I have become particularly aware of how people pay for things: do they have immaculate purses with folded receipts? Velcro wallets which, through age and dust, no longer fasten? Or do they fumble for change, place coins on the counter and walk away? This sounds an odd thing to notice, perhaps. But somehow, I feel it’s telling. If I can answer this question about my own characters, I feel I know them far better.
One role, in particular, has an additional poignancy. Chambermaiding is different in that the people themselves are absent. One only has the signs of them, and this has, in the past, brought to mind an established creative writing exercise I’ve both taught and undertaken: take five personal objects and imagine their owner’s life. Whilst I’d touch nothing, I’d see them: the self-help guides or the Chanel or the shoe trees or the biscuit crumbs. The pyjamas, folded up. It always felt an eerie privilege: to make their beds whilst they were both there and not there; I’d feel watched, despite being alone. I’d return from my shift, longing to write.
This, therefore, is the third advantage of such roles: they pay, they are flexible, but they are also so full of people. And whilst there can be rowdy drunks to contend with, from time to time, or difficult customers, those interactions are the minority.
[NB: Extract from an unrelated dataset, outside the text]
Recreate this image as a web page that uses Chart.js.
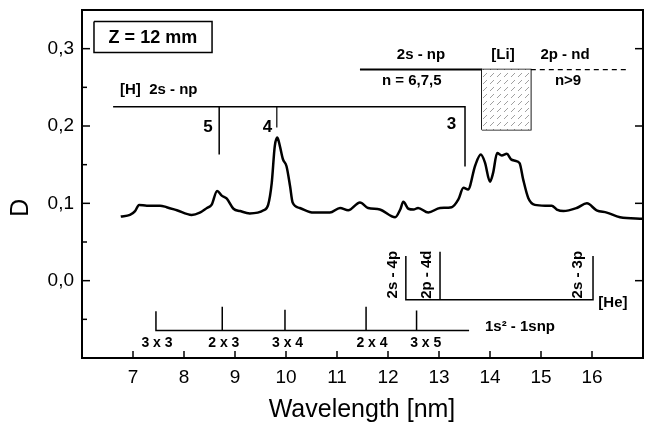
<!DOCTYPE html>
<html><head><meta charset="utf-8">
<script src="https://cdn.jsdelivr.net/npm/chart.js@4.4.1/dist/chart.umd.min.js"></script>
<style>html,body{margin:0;padding:0;background:#fff}</style>
</head><body>
<canvas id="c" width="646" height="426"></canvas>
<script>
// ---- spectrum data ----
const wavelength = [6.76,6.94,7.04,7.12,7.27,7.53,7.66,7.86,8.15,8.31,8.45,8.54,8.65,8.74,8.84,8.97,9.10,9.29,9.56,9.65,9.72,9.78,9.83,9.88,9.94,10.01,10.08,10.13,10.27,10.54,10.86,11.06,11.22,11.45,11.61,11.84,12.14,12.24,12.30,12.40,12.50,12.59,12.79,13.02,13.25,13.38,13.48,13.57,13.71,13.82,13.90,14.00,14.06,14.14,14.23,14.33,14.41,14.49,14.58,14.65,14.75,14.88,15.08,15.21,15.31,15.44,15.70,15.90,16.09,16.29,16.55,17.00];
const density = [0.083,0.085,0.090,0.098,0.097,0.097,0.095,0.091,0.085,0.088,0.094,0.098,0.116,0.110,0.106,0.093,0.090,0.087,0.091,0.098,0.126,0.174,0.185,0.174,0.157,0.148,0.122,0.101,0.094,0.088,0.088,0.094,0.091,0.101,0.094,0.092,0.082,0.092,0.102,0.093,0.092,0.094,0.088,0.094,0.095,0.105,0.120,0.118,0.149,0.163,0.153,0.128,0.139,0.165,0.162,0.164,0.157,0.155,0.152,0.131,0.107,0.098,0.097,0.097,0.092,0.090,0.094,0.100,0.091,0.088,0.082,0.080];

// ---- tick values ----
const xTickValues = [7,8,9,10,11,12,13,14,15,16];
const yTickLabels = ['0,0','0,1','0,2','0,3'];
const yTickValues = [0.0,0.1,0.2,0.3];

// ---- line-identification markers (data coordinates) ----
const hSeriesX = [6.61,13.51,13.51];      const hSeriesY = [0.225,0.225,0.1475];
const h5X = [8.69,8.69];                  const h5Y = [0.225,0.163];
const h4X = [9.82,9.82];                  const h4Y = [0.225,0.198];
const liSolidX = [11.45,13.84];           const liSolidY = [0.273,0.273];
const liDashX = [14.80,16.69];            const liDashY = [0.273,0.273];
const liBoxX = [13.84,13.84,14.80,14.80,13.84]; const liBoxY = [0.195,0.273,0.273,0.195,0.195];
const liFillX = [13.84,14.80];            const liFillY = [0.273,0.273];
const liFillBase = 0.195;
const heMainX = [12.35,12.35,16.02,16.02]; const heMainY = [0.032,-0.0246,-0.0246,0.032];
const he4dX = [13.02,13.02];              const he4dY = [0.0375,-0.0246];
const hsMainX = [7.45,7.45,13.59];        const hsMainY = [-0.0397,-0.0643,-0.0643];
const hsTickX = [8.75,9.98,11.57,12.56];
const hsTickTop = [-0.0336,-0.0375,-0.0336,-0.0387];
const hsBase = -0.0643;
const zBoxX = [6.235,8.55,8.55,6.235,6.235]; const zBoxY = [0.335,0.335,0.295,0.295,0.335];

// ---- annotation texts (data coordinates) ----
const labelTexts = ['Z = 12 mm','[H]  2s - np','5','4','3','2s - np','[Li]','2p - nd','n = 6,7,5','n>9','2s - 4p','2p - 4d','2s - 3p','[He]','1s\u00B2 - 1snp','3 x 3','2 x 3','3 x 4','2 x 4','3 x 5'];
const labelX = [7.39,6.745,8.47,9.637,13.245,12.647,14.255,15.47,12.465,15.53,12.10,12.765,15.725,16.41,14.588,7.47,8.78,10.03,11.686,12.74];
const labelY = [0.3143,0.247,0.198,0.198,0.2018,0.2924,0.2924,0.2924,0.258,0.258,0.0078,0.0078,0.0078,-0.0285,-0.0595,-0.0809,-0.0809,-0.0809,-0.0809,-0.0809];
const xTitle = 'Wavelength [nm]'; const xTitlePos = [11.49,-0.1669];
const yTitle = 'D'; const yTitlePos = [4.80,0.0944];

const FONT = '"Liberation Sans", Arial, Helvetica, sans-serif';
const pts = (xs, ys) => xs.map((v,i)=>({x:v,y:ys[i]}));
const seg = (data, extra) => Object.assign({data, borderColor:'#000', borderWidth:1.5, pointRadius:0, tension:0, fill:false}, extra||{});

// hatch pattern
const pc = document.createElement('canvas'); pc.width = 7; pc.height = 7;
const pctx = pc.getContext('2d');
pctx.fillStyle = '#fff'; pctx.fillRect(0,0,7,7);
pctx.strokeStyle = '#777'; pctx.lineWidth = 0.7;
pctx.beginPath(); pctx.moveTo(0,7); pctx.lineTo(4,3); pctx.stroke();
const hatch = pctx.createPattern(pc, 'repeat');

const datasets = [
  seg(pts(liFillX, liFillY), {borderWidth:0, fill:{value:liFillBase}, backgroundColor:hatch}),
  {data: pts(wavelength, density), borderColor:'#000', borderWidth:2.5, pointRadius:0, cubicInterpolationMode:'monotone', fill:false},
  seg(pts(hSeriesX,hSeriesY)),
  seg(pts(h5X,h5Y)),
  seg(pts(h4X,h4Y), {borderWidth:1.2}),
  seg(pts(liSolidX,liSolidY), {borderWidth:2}),
  seg(pts(liDashX,liDashY), {borderWidth:1.2, borderDash:[5,4]}),
  seg(pts(liBoxX,liBoxY), {borderWidth:1.5}),
  seg(pts(heMainX,heMainY)),
  seg(pts(he4dX,he4dY)),
  seg(pts(hsMainX,hsMainY)),
  seg(pts(zBoxX,zBoxY), {borderWidth:1.5})
];
hsTickX.forEach((v,i)=>datasets.push(seg([{x:v,y:hsTickTop[i]},{x:v,y:hsBase}])));

const isMajorY = v => Math.abs(v*10 - Math.round(v*10)) < 1e-6;

const overlay = {
  id:'overlay',
  afterDraw(chart){
    const {ctx, chartArea:a, scales:{x,y}} = chart;
    ctx.save();
    ctx.strokeStyle = '#000';
    ctx.lineWidth = 2;
    ctx.strokeRect(a.left, a.top, a.right-a.left, a.bottom-a.top);
    ctx.lineWidth = 1.5;
    const line = (x1,y1,x2,y2)=>{ctx.beginPath();ctx.moveTo(x1,y1);ctx.lineTo(x2,y2);ctx.stroke();};
    xTickValues.forEach(v=>{const px=x.getPixelForValue(v); line(px,a.bottom,px,a.bottom-7);});
    y.ticks.forEach(t=>{
      const py = y.getPixelForValue(t.value);
      if (py <= a.top+1 || py >= a.bottom-1) return;
      const major = isMajorY(t.value);
      line(a.left,py,a.left+(major?8:5),py);
    });
    yTickValues.forEach(v=>{const py=y.getPixelForValue(v); line(a.right,py,a.right-8,py);});
    // texts
    ctx.fillStyle = '#000';
    ctx.textBaseline = 'middle';
    labelTexts.forEach((txt,i)=>{
      let size = 15;
      if (i===0) size = 18;
      else if (i>=2 && i<=4) size = 17;
      else if (i>=15) size = 14;
      ctx.font = 'bold ' + size + 'px ' + FONT;
      const px = x.getPixelForValue(labelX[i]);
      const py = y.getPixelForValue(labelY[i]);
      ctx.textAlign = (i===1) ? 'left' : 'center';
      if (i>=10 && i<=12) {
        ctx.save(); ctx.translate(px,py); ctx.rotate(-Math.PI/2);
        ctx.fillText(txt,0,0); ctx.restore();
      } else {
        ctx.fillText(txt,px,py);
      }
    });
    ctx.font = '25px ' + FONT;
    ctx.textAlign = 'center';
    ctx.fillText(xTitle, x.getPixelForValue(xTitlePos[0]), y.getPixelForValue(xTitlePos[1]));
    ctx.save();
    ctx.translate(x.getPixelForValue(yTitlePos[0]), y.getPixelForValue(yTitlePos[1]));
    ctx.rotate(-Math.PI/2);
    ctx.fillText(yTitle,0,0);
    ctx.restore();
    ctx.restore();
  }
};

new Chart(document.getElementById('c'), {
  type:'line',
  data:{datasets},
  options:{
    responsive:false,
    animation:false,
    events:[],
    layout:{padding:{top:10,right:3,left:0,bottom:0}},
    plugins:{legend:{display:false}, tooltip:{enabled:false}},
    scales:{
      x:{type:'linear', min:6, max:17,
         ticks:{stepSize:1, padding:8, color:'#000', font:{family:FONT,size:19},
                callback:v=> xTickValues.includes(v) ? String(v) : ''},
         grid:{display:false, drawTicks:false}, border:{display:false},
         afterFit:s=>{s.height=68; s.paddingLeft=0; s.paddingRight=0;}},
      y:{type:'linear', min:-0.1, max:0.35,
         ticks:{stepSize:0.05, padding:8, color:'#000', font:{family:FONT,size:19},
                callback:v=>{const k=yTickValues.findIndex(t=>Math.abs(t-v)<1e-6); return k>=0?yTickLabels[k]:'';}},
         grid:{display:false, drawTicks:false}, border:{display:false},
         afterFit:s=>{s.width=82; s.paddingTop=0; s.paddingBottom=0;}}
    }
  },
  plugins:[overlay]
});
</script>
</body></html>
Mostly, I have come back home from shifts with a deeper interest in – and affection for – people. I wasn’t surprised to find that one of the best parts of the RLF Fellowship is being part of the students’ lives, however briefly; they enter apologetically or deflated or with a fiery determination to get an A grade, and I feel lucky to have spent fifty minutes with them. If they are overwhelmed with their study, I advise them to have a good meal, a good sleep — and to seek good company.
As for the malnourished Victorian writer with his candlelight, who knows what he was writing or thinking of? We only assume he was struggling, with writing and life. But, if I could, I’d advise him to set down the pen, put on his coat, enter a pub with breath on its windows — and pull a stranger a pint.